___ INFORMATION PROVIDED

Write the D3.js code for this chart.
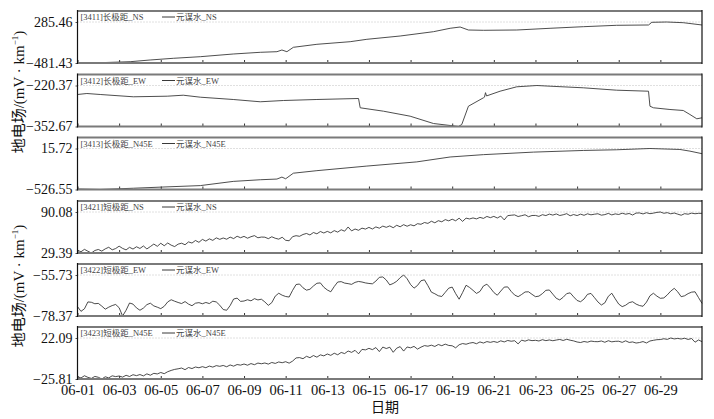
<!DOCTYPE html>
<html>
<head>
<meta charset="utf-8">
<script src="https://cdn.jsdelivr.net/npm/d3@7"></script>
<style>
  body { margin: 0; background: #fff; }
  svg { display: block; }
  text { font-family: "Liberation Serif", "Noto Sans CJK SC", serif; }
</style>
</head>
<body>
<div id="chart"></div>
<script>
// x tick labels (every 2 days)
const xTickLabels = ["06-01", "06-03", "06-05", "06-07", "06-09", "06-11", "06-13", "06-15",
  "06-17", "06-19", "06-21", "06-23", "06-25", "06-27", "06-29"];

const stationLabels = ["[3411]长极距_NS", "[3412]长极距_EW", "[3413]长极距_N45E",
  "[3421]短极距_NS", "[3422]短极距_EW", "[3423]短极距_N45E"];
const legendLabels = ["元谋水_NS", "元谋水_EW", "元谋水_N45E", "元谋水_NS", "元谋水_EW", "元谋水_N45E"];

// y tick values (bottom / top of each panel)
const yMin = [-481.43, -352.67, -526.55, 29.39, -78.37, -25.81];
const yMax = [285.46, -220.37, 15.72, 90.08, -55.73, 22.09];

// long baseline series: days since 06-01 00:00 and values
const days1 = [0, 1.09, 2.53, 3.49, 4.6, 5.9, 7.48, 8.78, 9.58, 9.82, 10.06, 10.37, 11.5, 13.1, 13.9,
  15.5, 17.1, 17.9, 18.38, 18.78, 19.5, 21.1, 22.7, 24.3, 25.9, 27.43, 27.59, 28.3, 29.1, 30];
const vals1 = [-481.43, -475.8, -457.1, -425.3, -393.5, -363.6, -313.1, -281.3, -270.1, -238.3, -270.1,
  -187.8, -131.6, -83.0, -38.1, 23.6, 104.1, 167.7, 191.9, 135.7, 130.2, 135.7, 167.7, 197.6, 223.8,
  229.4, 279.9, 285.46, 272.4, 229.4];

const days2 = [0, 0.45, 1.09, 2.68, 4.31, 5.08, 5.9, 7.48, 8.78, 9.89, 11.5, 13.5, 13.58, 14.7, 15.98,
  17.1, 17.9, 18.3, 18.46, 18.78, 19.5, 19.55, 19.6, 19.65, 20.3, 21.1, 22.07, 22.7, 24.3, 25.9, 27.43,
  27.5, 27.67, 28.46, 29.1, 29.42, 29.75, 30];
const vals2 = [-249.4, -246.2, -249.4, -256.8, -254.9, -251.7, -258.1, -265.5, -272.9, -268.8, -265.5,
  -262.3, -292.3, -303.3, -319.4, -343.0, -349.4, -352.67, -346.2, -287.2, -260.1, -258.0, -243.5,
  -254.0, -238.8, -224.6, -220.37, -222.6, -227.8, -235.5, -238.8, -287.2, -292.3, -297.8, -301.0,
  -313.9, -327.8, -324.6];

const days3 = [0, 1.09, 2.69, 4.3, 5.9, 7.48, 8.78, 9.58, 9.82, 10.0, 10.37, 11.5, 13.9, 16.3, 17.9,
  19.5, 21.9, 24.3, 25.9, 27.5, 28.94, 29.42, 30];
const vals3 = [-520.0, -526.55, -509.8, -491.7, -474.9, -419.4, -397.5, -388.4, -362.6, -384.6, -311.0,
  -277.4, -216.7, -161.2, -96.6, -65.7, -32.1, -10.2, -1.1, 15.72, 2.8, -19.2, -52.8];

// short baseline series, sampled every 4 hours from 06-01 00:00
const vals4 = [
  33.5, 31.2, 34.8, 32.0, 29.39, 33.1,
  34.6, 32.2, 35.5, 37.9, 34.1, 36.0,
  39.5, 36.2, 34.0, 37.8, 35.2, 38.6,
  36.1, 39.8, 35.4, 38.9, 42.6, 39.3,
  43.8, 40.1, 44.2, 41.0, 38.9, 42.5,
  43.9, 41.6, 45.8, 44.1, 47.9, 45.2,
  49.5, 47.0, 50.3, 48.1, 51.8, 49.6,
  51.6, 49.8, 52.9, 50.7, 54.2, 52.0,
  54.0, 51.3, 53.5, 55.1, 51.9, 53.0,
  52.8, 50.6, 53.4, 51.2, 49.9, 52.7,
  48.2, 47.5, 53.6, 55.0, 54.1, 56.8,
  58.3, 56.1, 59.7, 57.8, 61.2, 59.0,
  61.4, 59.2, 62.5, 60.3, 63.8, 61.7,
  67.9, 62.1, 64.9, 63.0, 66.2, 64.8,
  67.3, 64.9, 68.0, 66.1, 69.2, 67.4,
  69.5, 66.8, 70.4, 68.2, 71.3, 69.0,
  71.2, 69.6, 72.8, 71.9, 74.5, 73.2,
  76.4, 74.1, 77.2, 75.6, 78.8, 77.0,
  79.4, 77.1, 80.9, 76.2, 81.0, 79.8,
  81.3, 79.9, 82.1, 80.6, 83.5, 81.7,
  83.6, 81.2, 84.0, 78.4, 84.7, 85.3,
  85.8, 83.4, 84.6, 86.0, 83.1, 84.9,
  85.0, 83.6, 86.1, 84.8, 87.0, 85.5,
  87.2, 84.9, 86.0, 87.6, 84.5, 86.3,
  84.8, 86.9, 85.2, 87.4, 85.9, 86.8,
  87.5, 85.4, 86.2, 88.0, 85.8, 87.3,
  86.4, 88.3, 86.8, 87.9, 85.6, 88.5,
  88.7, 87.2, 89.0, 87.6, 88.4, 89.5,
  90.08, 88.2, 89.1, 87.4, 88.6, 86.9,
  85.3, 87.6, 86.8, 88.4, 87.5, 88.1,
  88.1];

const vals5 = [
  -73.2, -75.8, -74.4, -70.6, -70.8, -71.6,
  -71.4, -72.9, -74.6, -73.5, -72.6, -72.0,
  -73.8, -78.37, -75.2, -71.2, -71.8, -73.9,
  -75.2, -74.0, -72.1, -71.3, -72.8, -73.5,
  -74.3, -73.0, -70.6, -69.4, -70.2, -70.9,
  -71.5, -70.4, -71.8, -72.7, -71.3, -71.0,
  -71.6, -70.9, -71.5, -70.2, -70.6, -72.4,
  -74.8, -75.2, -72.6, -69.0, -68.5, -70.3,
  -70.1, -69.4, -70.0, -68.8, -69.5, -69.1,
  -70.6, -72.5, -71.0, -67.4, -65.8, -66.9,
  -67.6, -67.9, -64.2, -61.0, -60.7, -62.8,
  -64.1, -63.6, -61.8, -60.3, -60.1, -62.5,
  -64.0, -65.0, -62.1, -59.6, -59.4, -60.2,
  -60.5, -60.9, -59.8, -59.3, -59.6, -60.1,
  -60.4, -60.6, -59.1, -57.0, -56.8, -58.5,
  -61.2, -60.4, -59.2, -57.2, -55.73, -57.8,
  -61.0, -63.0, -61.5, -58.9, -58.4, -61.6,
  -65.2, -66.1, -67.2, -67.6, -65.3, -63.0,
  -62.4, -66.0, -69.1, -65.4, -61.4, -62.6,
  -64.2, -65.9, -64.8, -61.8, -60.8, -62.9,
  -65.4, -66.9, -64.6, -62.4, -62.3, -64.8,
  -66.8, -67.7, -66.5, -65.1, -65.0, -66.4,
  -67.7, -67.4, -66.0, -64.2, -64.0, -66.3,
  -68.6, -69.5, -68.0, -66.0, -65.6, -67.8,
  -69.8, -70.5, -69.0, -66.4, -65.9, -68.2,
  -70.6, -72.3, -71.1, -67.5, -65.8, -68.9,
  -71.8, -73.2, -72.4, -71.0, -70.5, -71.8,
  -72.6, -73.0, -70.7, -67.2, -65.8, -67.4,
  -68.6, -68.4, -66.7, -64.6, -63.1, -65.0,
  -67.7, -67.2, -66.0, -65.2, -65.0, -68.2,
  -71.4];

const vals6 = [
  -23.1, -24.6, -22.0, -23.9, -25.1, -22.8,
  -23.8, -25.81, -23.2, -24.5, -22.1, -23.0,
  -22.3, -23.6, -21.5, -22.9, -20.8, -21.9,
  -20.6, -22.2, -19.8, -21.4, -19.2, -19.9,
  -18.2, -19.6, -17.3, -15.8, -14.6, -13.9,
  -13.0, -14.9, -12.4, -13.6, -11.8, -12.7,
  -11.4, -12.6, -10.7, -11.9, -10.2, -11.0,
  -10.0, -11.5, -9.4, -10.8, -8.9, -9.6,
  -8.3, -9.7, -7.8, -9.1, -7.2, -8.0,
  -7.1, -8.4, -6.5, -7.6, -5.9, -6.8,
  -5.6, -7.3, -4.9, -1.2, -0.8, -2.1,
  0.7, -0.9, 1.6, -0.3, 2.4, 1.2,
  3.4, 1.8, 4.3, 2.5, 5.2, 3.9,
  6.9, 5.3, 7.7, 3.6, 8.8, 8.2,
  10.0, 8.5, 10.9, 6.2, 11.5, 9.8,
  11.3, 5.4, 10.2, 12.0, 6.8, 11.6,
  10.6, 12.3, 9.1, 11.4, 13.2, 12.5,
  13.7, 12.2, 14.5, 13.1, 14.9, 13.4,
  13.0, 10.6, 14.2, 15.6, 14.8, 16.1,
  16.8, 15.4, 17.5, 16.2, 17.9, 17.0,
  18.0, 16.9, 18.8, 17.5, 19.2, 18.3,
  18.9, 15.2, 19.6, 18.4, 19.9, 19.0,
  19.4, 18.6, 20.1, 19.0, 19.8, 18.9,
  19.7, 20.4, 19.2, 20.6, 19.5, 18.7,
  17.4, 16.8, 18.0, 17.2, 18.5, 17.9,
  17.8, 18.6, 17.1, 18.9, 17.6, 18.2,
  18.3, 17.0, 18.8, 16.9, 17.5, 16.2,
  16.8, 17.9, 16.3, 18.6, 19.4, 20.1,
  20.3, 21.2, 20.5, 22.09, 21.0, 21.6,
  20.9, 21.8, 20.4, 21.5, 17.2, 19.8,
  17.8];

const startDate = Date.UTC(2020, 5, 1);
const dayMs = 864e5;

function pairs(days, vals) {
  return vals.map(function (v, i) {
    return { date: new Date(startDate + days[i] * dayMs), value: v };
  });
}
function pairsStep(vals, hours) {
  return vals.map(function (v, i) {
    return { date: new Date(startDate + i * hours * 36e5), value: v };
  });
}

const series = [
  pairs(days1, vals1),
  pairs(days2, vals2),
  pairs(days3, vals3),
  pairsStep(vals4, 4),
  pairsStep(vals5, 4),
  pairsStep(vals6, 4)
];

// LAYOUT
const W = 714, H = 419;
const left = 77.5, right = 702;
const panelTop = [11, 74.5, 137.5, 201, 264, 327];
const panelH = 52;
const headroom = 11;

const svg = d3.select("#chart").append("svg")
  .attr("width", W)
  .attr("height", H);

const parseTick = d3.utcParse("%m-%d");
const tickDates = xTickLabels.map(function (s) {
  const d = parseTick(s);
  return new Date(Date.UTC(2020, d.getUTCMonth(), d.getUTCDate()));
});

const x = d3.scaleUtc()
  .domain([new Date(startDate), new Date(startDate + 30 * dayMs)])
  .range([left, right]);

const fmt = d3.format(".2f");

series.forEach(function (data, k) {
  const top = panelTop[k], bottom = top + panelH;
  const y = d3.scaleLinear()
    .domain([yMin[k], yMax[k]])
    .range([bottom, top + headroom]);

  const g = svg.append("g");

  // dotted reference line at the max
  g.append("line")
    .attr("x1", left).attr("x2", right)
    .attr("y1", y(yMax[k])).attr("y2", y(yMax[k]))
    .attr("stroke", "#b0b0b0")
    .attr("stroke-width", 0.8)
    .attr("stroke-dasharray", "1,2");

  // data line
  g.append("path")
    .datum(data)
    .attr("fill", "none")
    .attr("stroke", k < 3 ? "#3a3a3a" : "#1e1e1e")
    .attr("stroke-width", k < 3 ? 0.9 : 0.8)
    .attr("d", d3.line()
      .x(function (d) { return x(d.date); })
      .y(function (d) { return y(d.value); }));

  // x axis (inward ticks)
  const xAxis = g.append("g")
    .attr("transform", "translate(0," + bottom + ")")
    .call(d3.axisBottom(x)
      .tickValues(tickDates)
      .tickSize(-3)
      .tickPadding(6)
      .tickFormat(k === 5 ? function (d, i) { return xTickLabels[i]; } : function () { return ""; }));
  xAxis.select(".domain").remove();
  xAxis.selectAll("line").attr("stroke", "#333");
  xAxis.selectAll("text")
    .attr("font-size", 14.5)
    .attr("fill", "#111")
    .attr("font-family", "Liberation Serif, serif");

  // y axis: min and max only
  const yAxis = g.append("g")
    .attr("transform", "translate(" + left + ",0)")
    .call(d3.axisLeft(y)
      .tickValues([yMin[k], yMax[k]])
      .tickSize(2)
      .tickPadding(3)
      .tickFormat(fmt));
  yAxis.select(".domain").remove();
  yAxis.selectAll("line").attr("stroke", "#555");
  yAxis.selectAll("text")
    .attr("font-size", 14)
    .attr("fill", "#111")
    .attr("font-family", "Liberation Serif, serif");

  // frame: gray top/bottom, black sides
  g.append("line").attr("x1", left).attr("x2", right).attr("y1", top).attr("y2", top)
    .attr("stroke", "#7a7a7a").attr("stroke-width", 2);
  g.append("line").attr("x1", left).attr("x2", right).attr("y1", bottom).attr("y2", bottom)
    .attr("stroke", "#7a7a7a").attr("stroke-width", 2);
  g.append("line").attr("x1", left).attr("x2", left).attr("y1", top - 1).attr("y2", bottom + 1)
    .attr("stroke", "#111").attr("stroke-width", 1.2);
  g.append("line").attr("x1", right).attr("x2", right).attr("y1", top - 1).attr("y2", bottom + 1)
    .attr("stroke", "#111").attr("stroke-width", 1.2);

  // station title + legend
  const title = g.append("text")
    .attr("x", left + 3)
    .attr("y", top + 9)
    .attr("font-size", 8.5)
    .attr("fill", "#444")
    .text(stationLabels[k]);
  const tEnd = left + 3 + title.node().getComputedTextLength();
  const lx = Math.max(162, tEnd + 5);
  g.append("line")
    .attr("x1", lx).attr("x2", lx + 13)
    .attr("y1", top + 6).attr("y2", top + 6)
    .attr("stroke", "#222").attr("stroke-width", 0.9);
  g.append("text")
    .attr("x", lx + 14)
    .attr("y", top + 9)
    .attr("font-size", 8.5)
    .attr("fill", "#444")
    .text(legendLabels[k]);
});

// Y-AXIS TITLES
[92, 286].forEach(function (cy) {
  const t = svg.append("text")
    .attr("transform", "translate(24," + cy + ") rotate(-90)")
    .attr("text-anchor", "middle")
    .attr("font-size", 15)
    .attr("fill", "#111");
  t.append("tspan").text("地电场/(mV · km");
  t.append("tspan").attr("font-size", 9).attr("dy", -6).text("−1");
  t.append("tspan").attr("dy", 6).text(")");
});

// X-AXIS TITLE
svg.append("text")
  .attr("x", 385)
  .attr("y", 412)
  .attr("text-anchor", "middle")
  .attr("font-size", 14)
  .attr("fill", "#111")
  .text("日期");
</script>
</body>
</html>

______

PROBLEM TO SOLVE - The lines from the start of the data through the line that contains "const yMax = [285.46, -220.37, 15.72, 90.08, -55.73, 22.09];" are to be returned exactly, please, with both ends included and every picture left out.

TASK SOLUTION -
Write the D3.js code for this chart.
<!DOCTYPE html>
<html>
<head>
<meta charset="utf-8">
<script src="https://cdn.jsdelivr.net/npm/d3@7"></script>
<style>
  body { margin: 0; background: #fff; }
  svg { display: block; }
  text { font-family: "Liberation Serif", "Noto Sans CJK SC", serif; }
</style>
</head>
<body>
<div id="chart"></div>
<script>
// x tick labels (every 2 days)
const xTickLabels = ["06-01", "06-03", "06-05", "06-07", "06-09", "06-11", "06-13", "06-15",
  "06-17", "06-19", "06-21", "06-23", "06-25", "06-27", "06-29"];

const stationLabels = ["[3411]长极距_NS", "[3412]长极距_EW", "[3413]长极距_N45E",
  "[3421]短极距_NS", "[3422]短极距_EW", "[3423]短极距_N45E"];
const legendLabels = ["元谋水_NS", "元谋水_EW", "元谋水_N45E", "元谋水_NS", "元谋水_EW", "元谋水_N45E"];

// y tick values (bottom / top of each panel)
const yMin = [-481.43, -352.67, -526.55, 29.39, -78.37, -25.81];
const yMax = [285.46, -220.37, 15.72, 90.08, -55.73, 22.09];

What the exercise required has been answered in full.